Material provided.
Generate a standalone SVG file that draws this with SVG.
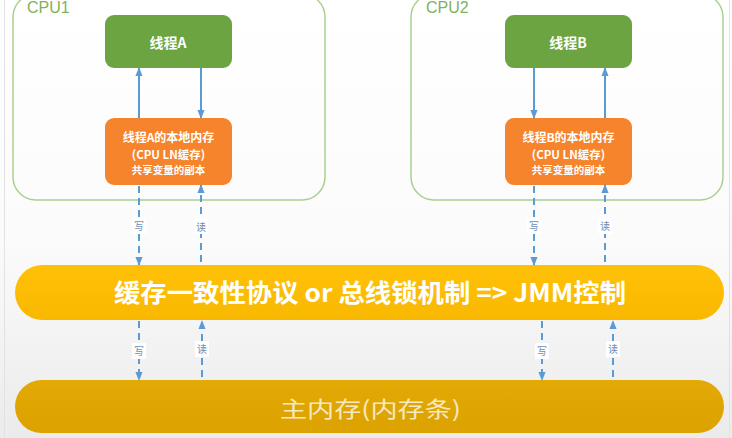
<svg xmlns="http://www.w3.org/2000/svg" width="732" height="438" viewBox="0 0 732 438">
<defs>
<linearGradient id="bg" x1="0" y1="0" x2="0" y2="1">
<stop offset="0" stop-color="#ffffff"/>
<stop offset="0.55" stop-color="#fbfbfb"/>
<stop offset="1" stop-color="#ebebeb"/>
</linearGradient>
<linearGradient id="busg" x1="0" y1="0" x2="0" y2="1">
<stop offset="0" stop-color="#ffc107"/>
<stop offset="1" stop-color="#f9b800"/>
</linearGradient>
<linearGradient id="memg" x1="0" y1="0" x2="0" y2="1">
<stop offset="0" stop-color="#e3aa06"/>
<stop offset="1" stop-color="#dba200"/>
</linearGradient>
<marker id="ahs" viewBox="0 0 10 10" refX="9" refY="5" markerWidth="9" markerHeight="9" orient="auto" markerUnits="userSpaceOnUse">
<path d="M0,1 L10,5 L0,9 z" fill="#5b9bd5"/>
</marker>
</defs>
<style>
.cpu{fill:none;stroke:#a9d18e;stroke-width:1.5}
.cpul{font-family:"Liberation Sans","Noto Sans CJK SC",sans-serif;font-size:16px;fill:#7fb25a}
.thr{fill:#6ba441}
.loc{fill:#f5842c}
.t1{font-family:"Noto Sans CJK SC","Liberation Sans",sans-serif;font-weight:bold;fill:#ffffff;text-anchor:middle}
.sol{stroke:#5b9bd5;stroke-width:2;fill:none;marker-end:url(#ahs)}
.dsh{stroke:#5b9bd5;stroke-width:2;fill:none;stroke-dasharray:7,5;marker-end:url(#ahs)}
.lbl{font-family:"Noto Sans CJK SC",sans-serif;font-size:10px;fill:#6f8fb8;text-anchor:middle}
.lbg{fill:#ffffff}
</style>
<rect x="0" y="0" width="732" height="438" fill="url(#bg)"/>
<line x1="4.5" y1="0" x2="4.5" y2="438" stroke="#e2e2e2" stroke-width="1"/>
<line x1="729.5" y1="0" x2="729.5" y2="438" stroke="#e2e2e2" stroke-width="1"/>

<g id="cpu1">
<rect class="cpu" x="13" y="-6" width="312" height="206" rx="23"/>
<text class="cpul" x="27" y="13">CPU1</text>
</g>
<g id="cpu2">
<rect class="cpu" x="411" y="-6" width="312" height="206" rx="23"/>
<text class="cpul" x="426" y="13">CPU2</text>
</g>

<g id="threadA">
<rect class="thr" x="105" y="15" width="127" height="53" rx="9"/>
<text class="t1" x="168" y="48" font-size="14">线程A</text>
</g>
<g id="threadB">
<rect class="thr" x="505" y="15" width="127" height="53" rx="9"/>
<text class="t1" x="568" y="48" font-size="14">线程B</text>
</g>

<g id="localA">
<rect class="loc" x="105" y="118" width="127" height="67" rx="9"/>
<text class="t1" x="168.5" y="142" font-size="12">线程A的本地内存</text>
<text class="t1" x="168.5" y="158.5" font-size="11.5">(CPU LN缓存)</text>
<text class="t1" x="168.5" y="174" font-size="10.5">共享变量的副本</text>
</g>
<g id="localB">
<rect class="loc" x="505" y="118" width="127" height="67" rx="9"/>
<text class="t1" x="568.5" y="142" font-size="12">线程B的本地内存</text>
<text class="t1" x="568.5" y="158.5" font-size="11.5">(CPU LN缓存)</text>
<text class="t1" x="568.5" y="174" font-size="10.5">共享变量的副本</text>
</g>

<g id="bus">
<rect x="15" y="265" width="709" height="55" rx="27.5" fill="url(#busg)"/>
<text x="370" y="302" font-family="'Noto Sans CJK SC','Liberation Sans',sans-serif" font-size="25" font-weight="bold" fill="#ffffff" text-anchor="middle" textLength="512" lengthAdjust="spacingAndGlyphs">缓存一致性协议 or 总线锁机制 =&gt; JMM控制</text>
</g>

<g id="mainmem">
<rect x="15" y="380" width="709" height="53" rx="26.5" fill="url(#memg)"/>
<text x="370.5" y="417" font-family="'Noto Sans CJK SC','Liberation Sans',sans-serif" font-size="22" fill="#f7e8bd" text-anchor="middle" textLength="181" lengthAdjust="spacingAndGlyphs">主内存(内存条)</text>
</g>

<g id="connectors">
<line class="sol" x1="139" y1="118" x2="139" y2="68"/>
<line class="sol" x1="201" y1="68" x2="201" y2="118"/>
<line class="sol" x1="534" y1="68" x2="534" y2="118"/>
<line class="sol" x1="605" y1="118" x2="605" y2="68"/>

<line class="dsh" x1="139" y1="186" x2="139" y2="265"/>
<line class="dsh" x1="201" y1="262" x2="201" y2="185"/>
<line class="dsh" x1="534" y1="186" x2="534" y2="265"/>
<line class="dsh" x1="605" y1="262" x2="605" y2="185"/>

<line class="dsh" x1="139" y1="321" x2="139" y2="380"/>
<line class="dsh" x1="202" y1="377" x2="202" y2="321"/>
<line class="dsh" x1="542" y1="321" x2="542" y2="380"/>
<line class="dsh" x1="613" y1="377" x2="613" y2="321"/>

<rect class="lbg" x="132" y="218" width="14" height="16"/>
<text class="lbl" x="139" y="230">写</text>
<rect class="lbg" x="194" y="218" width="14" height="16"/>
<text class="lbl" x="201" y="231">读</text>
<rect class="lbg" x="527" y="218" width="14" height="16"/>
<text class="lbl" x="534" y="230">写</text>
<rect class="lbg" x="598" y="218" width="14" height="16"/>
<text class="lbl" x="605" y="230">读</text>

<rect class="lbg" x="132" y="343" width="14" height="16"/>
<text class="lbl" x="139" y="355">写</text>
<rect class="lbg" x="195" y="341" width="14" height="16"/>
<text class="lbl" x="202" y="353">读</text>
<rect class="lbg" x="535" y="343" width="14" height="16"/>
<text class="lbl" x="542" y="355">写</text>
<rect class="lbg" x="606" y="341" width="14" height="16"/>
<text class="lbl" x="613" y="353">读</text>
</g>
</svg>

What the task requires. Return the listing above unchanged, apart from dropping its pictures.

Right answer.
Generate a standalone SVG file that draws this with SVG.
<svg xmlns="http://www.w3.org/2000/svg" width="732" height="438" viewBox="0 0 732 438">
<defs>
<linearGradient id="bg" x1="0" y1="0" x2="0" y2="1">
<stop offset="0" stop-color="#ffffff"/>
<stop offset="0.55" stop-color="#fbfbfb"/>
<stop offset="1" stop-color="#ebebeb"/>
</linearGradient>
<linearGradient id="busg" x1="0" y1="0" x2="0" y2="1">
<stop offset="0" stop-color="#ffc107"/>
<stop offset="1" stop-color="#f9b800"/>
</linearGradient>
<linearGradient id="memg" x1="0" y1="0" x2="0" y2="1">
<stop offset="0" stop-color="#e3aa06"/>
<stop offset="1" stop-color="#dba200"/>
</linearGradient>
<marker id="ahs" viewBox="0 0 10 10" refX="9" refY="5" markerWidth="9" markerHeight="9" orient="auto" markerUnits="userSpaceOnUse">
<path d="M0,1 L10,5 L0,9 z" fill="#5b9bd5"/>
</marker>
</defs>
<style>
.cpu{fill:none;stroke:#a9d18e;stroke-width:1.5}
.cpul{font-family:"Liberation Sans","Noto Sans CJK SC",sans-serif;font-size:16px;fill:#7fb25a}
.thr{fill:#6ba441}
.loc{fill:#f5842c}
.t1{font-family:"Noto Sans CJK SC","Liberation Sans",sans-serif;font-weight:bold;fill:#ffffff;text-anchor:middle}
.sol{stroke:#5b9bd5;stroke-width:2;fill:none;marker-end:url(#ahs)}
.dsh{stroke:#5b9bd5;stroke-width:2;fill:none;stroke-dasharray:7,5;marker-end:url(#ahs)}
.lbl{font-family:"Noto Sans CJK SC",sans-serif;font-size:10px;fill:#6f8fb8;text-anchor:middle}
.lbg{fill:#ffffff}
</style>
<rect x="0" y="0" width="732" height="438" fill="url(#bg)"/>
<line x1="4.5" y1="0" x2="4.5" y2="438" stroke="#e2e2e2" stroke-width="1"/>
<line x1="729.5" y1="0" x2="729.5" y2="438" stroke="#e2e2e2" stroke-width="1"/>

<g id="cpu1">
<rect class="cpu" x="13" y="-6" width="312" height="206" rx="23"/>
<text class="cpul" x="27" y="13">CPU1</text>
</g>
<g id="cpu2">
<rect class="cpu" x="411" y="-6" width="312" height="206" rx="23"/>
<text class="cpul" x="426" y="13">CPU2</text>
</g>

<g id="threadA">
<rect class="thr" x="105" y="15" width="127" height="53" rx="9"/>
<text class="t1" x="168" y="48" font-size="14">线程A</text>
</g>
<g id="threadB">
<rect class="thr" x="505" y="15" width="127" height="53" rx="9"/>
<text class="t1" x="568" y="48" font-size="14">线程B</text>
</g>

<g id="localA">
<rect class="loc" x="105" y="118" width="127" height="67" rx="9"/>
<text class="t1" x="168.5" y="142" font-size="12">线程A的本地内存</text>
<text class="t1" x="168.5" y="158.5" font-size="11.5">(CPU LN缓存)</text>
<text class="t1" x="168.5" y="174" font-size="10.5">共享变量的副本</text>
</g>
<g id="localB">
<rect class="loc" x="505" y="118" width="127" height="67" rx="9"/>
<text class="t1" x="568.5" y="142" font-size="12">线程B的本地内存</text>
<text class="t1" x="568.5" y="158.5" font-size="11.5">(CPU LN缓存)</text>
<text class="t1" x="568.5" y="174" font-size="10.5">共享变量的副本</text>
</g>

<g id="bus">
<rect x="15" y="265" width="709" height="55" rx="27.5" fill="url(#busg)"/>
<text x="370" y="302" font-family="'Noto Sans CJK SC','Liberation Sans',sans-serif" font-size="25" font-weight="bold" fill="#ffffff" text-anchor="middle" textLength="512" lengthAdjust="spacingAndGlyphs">缓存一致性协议 or 总线锁机制 =&gt; JMM控制</text>
</g>

<g id="mainmem">
<rect x="15" y="380" width="709" height="53" rx="26.5" fill="url(#memg)"/>
<text x="370.5" y="417" font-family="'Noto Sans CJK SC','Liberation Sans',sans-serif" font-size="22" fill="#f7e8bd" text-anchor="middle" textLength="181" lengthAdjust="spacingAndGlyphs">主内存(内存条)</text>
</g>

<g id="connectors">
<line class="sol" x1="139" y1="118" x2="139" y2="68"/>
<line class="sol" x1="201" y1="68" x2="201" y2="118"/>
<line class="sol" x1="534" y1="68" x2="534" y2="118"/>
<line class="sol" x1="605" y1="118" x2="605" y2="68"/>

<line class="dsh" x1="139" y1="186" x2="139" y2="265"/>
<line class="dsh" x1="201" y1="262" x2="201" y2="185"/>
<line class="dsh" x1="534" y1="186" x2="534" y2="265"/>
<line class="dsh" x1="605" y1="262" x2="605" y2="185"/>

<line class="dsh" x1="139" y1="321" x2="139" y2="380"/>
<line class="dsh" x1="202" y1="377" x2="202" y2="321"/>
<line class="dsh" x1="542" y1="321" x2="542" y2="380"/>
<line class="dsh" x1="613" y1="377" x2="613" y2="321"/>

<rect class="lbg" x="132" y="218" width="14" height="16"/>
<text class="lbl" x="139" y="230">写</text>
<rect class="lbg" x="194" y="218" width="14" height="16"/>
<text class="lbl" x="201" y="231">读</text>
<rect class="lbg" x="527" y="218" width="14" height="16"/>
<text class="lbl" x="534" y="230">写</text>
<rect class="lbg" x="598" y="218" width="14" height="16"/>
<text class="lbl" x="605" y="230">读</text>

<rect class="lbg" x="132" y="343" width="14" height="16"/>
<text class="lbl" x="139" y="355">写</text>
<rect class="lbg" x="195" y="341" width="14" height="16"/>
<text class="lbl" x="202" y="353">读</text>
<rect class="lbg" x="535" y="343" width="14" height="16"/>
<text class="lbl" x="542" y="355">写</text>
<rect class="lbg" x="606" y="341" width="14" height="16"/>
<text class="lbl" x="613" y="353">读</text>
</g>
</svg>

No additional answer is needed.